• Problem statement:
Drop the pictures, then extract the listing word for word.

--- start Information provided ---

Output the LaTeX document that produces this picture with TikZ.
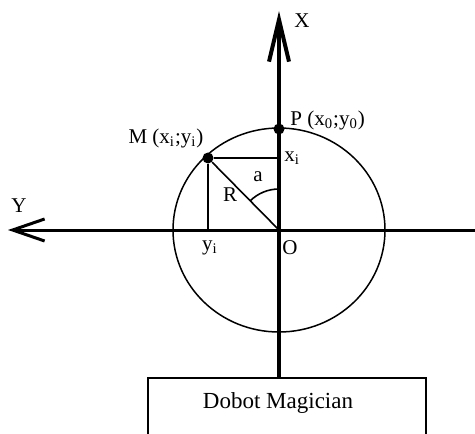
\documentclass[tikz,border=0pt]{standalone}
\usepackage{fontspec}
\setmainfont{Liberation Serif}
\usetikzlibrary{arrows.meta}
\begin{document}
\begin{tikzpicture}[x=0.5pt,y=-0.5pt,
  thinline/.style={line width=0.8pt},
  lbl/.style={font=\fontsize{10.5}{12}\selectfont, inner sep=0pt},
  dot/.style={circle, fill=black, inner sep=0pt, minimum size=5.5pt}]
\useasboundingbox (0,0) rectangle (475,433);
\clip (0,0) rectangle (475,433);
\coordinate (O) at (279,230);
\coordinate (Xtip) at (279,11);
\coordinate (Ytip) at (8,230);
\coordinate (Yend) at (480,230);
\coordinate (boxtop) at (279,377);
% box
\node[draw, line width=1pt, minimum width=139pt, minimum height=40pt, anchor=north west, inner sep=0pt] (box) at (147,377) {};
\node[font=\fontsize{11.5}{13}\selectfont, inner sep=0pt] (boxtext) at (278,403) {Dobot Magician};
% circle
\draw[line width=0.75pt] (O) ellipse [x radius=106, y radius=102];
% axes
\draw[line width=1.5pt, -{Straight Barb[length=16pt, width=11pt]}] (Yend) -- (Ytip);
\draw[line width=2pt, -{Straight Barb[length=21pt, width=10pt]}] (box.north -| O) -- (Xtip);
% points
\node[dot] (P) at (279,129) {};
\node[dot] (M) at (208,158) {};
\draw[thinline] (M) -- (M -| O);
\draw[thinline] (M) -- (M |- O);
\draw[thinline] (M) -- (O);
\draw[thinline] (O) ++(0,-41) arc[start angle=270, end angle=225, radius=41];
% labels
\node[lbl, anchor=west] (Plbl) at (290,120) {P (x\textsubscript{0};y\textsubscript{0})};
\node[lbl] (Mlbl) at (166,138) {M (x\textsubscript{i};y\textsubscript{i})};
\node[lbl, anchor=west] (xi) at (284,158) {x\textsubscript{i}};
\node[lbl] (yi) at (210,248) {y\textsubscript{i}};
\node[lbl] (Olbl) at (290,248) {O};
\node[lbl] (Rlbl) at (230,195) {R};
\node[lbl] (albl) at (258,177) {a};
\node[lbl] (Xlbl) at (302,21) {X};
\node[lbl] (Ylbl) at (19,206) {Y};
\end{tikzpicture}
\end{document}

--- end Information provided ---

• Answer for this exercise:
Output the LaTeX document that produces this picture with TikZ.
\documentclass[tikz,border=0pt]{standalone}
\usepackage{fontspec}
\setmainfont{Liberation Serif}
\usetikzlibrary{arrows.meta}
\begin{document}
\begin{tikzpicture}[x=0.5pt,y=-0.5pt,
  thinline/.style={line width=0.8pt},
  lbl/.style={font=\fontsize{10.5}{12}\selectfont, inner sep=0pt},
  dot/.style={circle, fill=black, inner sep=0pt, minimum size=5.5pt}]
\useasboundingbox (0,0) rectangle (475,433);
\clip (0,0) rectangle (475,433);
\coordinate (O) at (279,230);
\coordinate (Xtip) at (279,11);
\coordinate (Ytip) at (8,230);
\coordinate (Yend) at (480,230);
\coordinate (boxtop) at (279,377);
% box
\node[draw, line width=1pt, minimum width=139pt, minimum height=40pt, anchor=north west, inner sep=0pt] (box) at (147,377) {};
\node[font=\fontsize{11.5}{13}\selectfont, inner sep=0pt] (boxtext) at (278,403) {Dobot Magician};
% circle
\draw[line width=0.75pt] (O) ellipse [x radius=106, y radius=102];
% axes
\draw[line width=1.5pt, -{Straight Barb[length=16pt, width=11pt]}] (Yend) -- (Ytip);
\draw[line width=2pt, -{Straight Barb[length=21pt, width=10pt]}] (box.north -| O) -- (Xtip);
% points
\node[dot] (P) at (279,129) {};
\node[dot] (M) at (208,158) {};
\draw[thinline] (M) -- (M -| O);
\draw[thinline] (M) -- (M |- O);
\draw[thinline] (M) -- (O);
\draw[thinline] (O) ++(0,-41) arc[start angle=270, end angle=225, radius=41];
% labels
\node[lbl, anchor=west] (Plbl) at (290,120) {P (x\textsubscript{0};y\textsubscript{0})};
\node[lbl] (Mlbl) at (166,138) {M (x\textsubscript{i};y\textsubscript{i})};
\node[lbl, anchor=west] (xi) at (284,158) {x\textsubscript{i}};
\node[lbl] (yi) at (210,248) {y\textsubscript{i}};
\node[lbl] (Olbl) at (290,248) {O};
\node[lbl] (Rlbl) at (230,195) {R};
\node[lbl] (albl) at (258,177) {a};
\node[lbl] (Xlbl) at (302,21) {X};
\node[lbl] (Ylbl) at (19,206) {Y};
\end{tikzpicture}
\end{document}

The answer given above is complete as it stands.